• PCRM has some whack attack billboard up equating cheese with big luscious thighs and it almost makes this vegan pick up a hunk of gouda and go to town. JOKE I WILL NEVER EAT ABUSED ANIMAL MUCUS but really, knock it the fuck off, PCRM. This campaign makes vegans look like the human-hating idiots they want to think vegans are. It's embarrassing, and I'm tired of defending us all over the internet. It's exhausting! Plus, I've got delicious vegan cookies to eat.
• This is funny! And I found it via a porn star's twitter! That's a win/win as far as I'm concerned.
• Souley Vegan is unleashing a line of vegan meals on all of us. Give them all to me! Even Jonathan Kauffman loves them, telling me that the black eyes peas were one of the best things he tried at the Fancy Food Show. AHHH I CAN'T WAIT!
• Freakanomics asks the questions, "Why aren't all environmentalists vegan?" and all vegans go, "GO ON, OUR MAIN FREAKS AND ECONOMICS BLOG."
• McDonald's has yet another goofy commercial where they pretend to care about the farmers and the food. It's just so wildly out of touch and insane that it'd be laughable if they weren't the creepy clown devil. Never forget.
• Scientific American has a piece about how eating a Cheeseburger is super impractical. Which it is. Also, filled with dead things and sadness and E. coli and blood and antibiotics and someone's mom. EAT UP!

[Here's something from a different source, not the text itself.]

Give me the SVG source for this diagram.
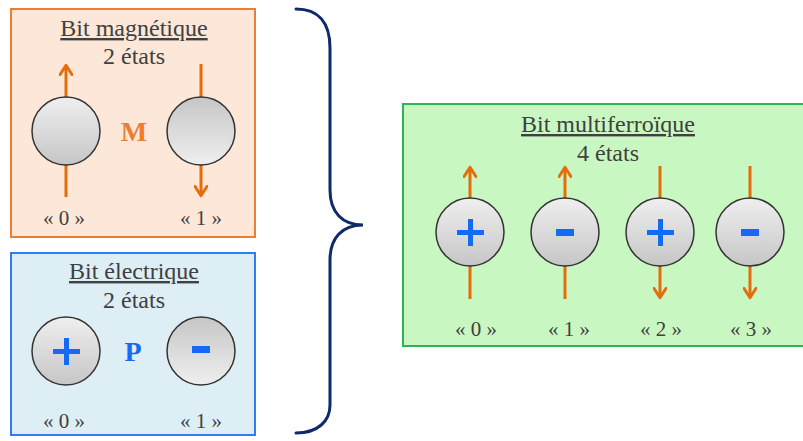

• Etsy posted something about how delicious foie gras is, and it's a bunch of bullshit from an insufferably privileged silly person. Don't take my word for it -- Megan Rascal breaks down exactly why it's so idiotic and gross. It actually reminds me of that ridiculous piece in the New York Times from a couple weeks ago about the joy of quiet. Just so out of touch and, "aren't rich people acrayzay???" I think this revokes every omnivore's ability to EVER EVER call vegans out for being privileged or ridiculous. Am I making sense here? I think I am, but I'm sick, so please be nice to me this week. Also, send homemade vegan chicken noodle soup and movies and tissues and cash money. There's no illness good ol' Ben Franklin can't cure!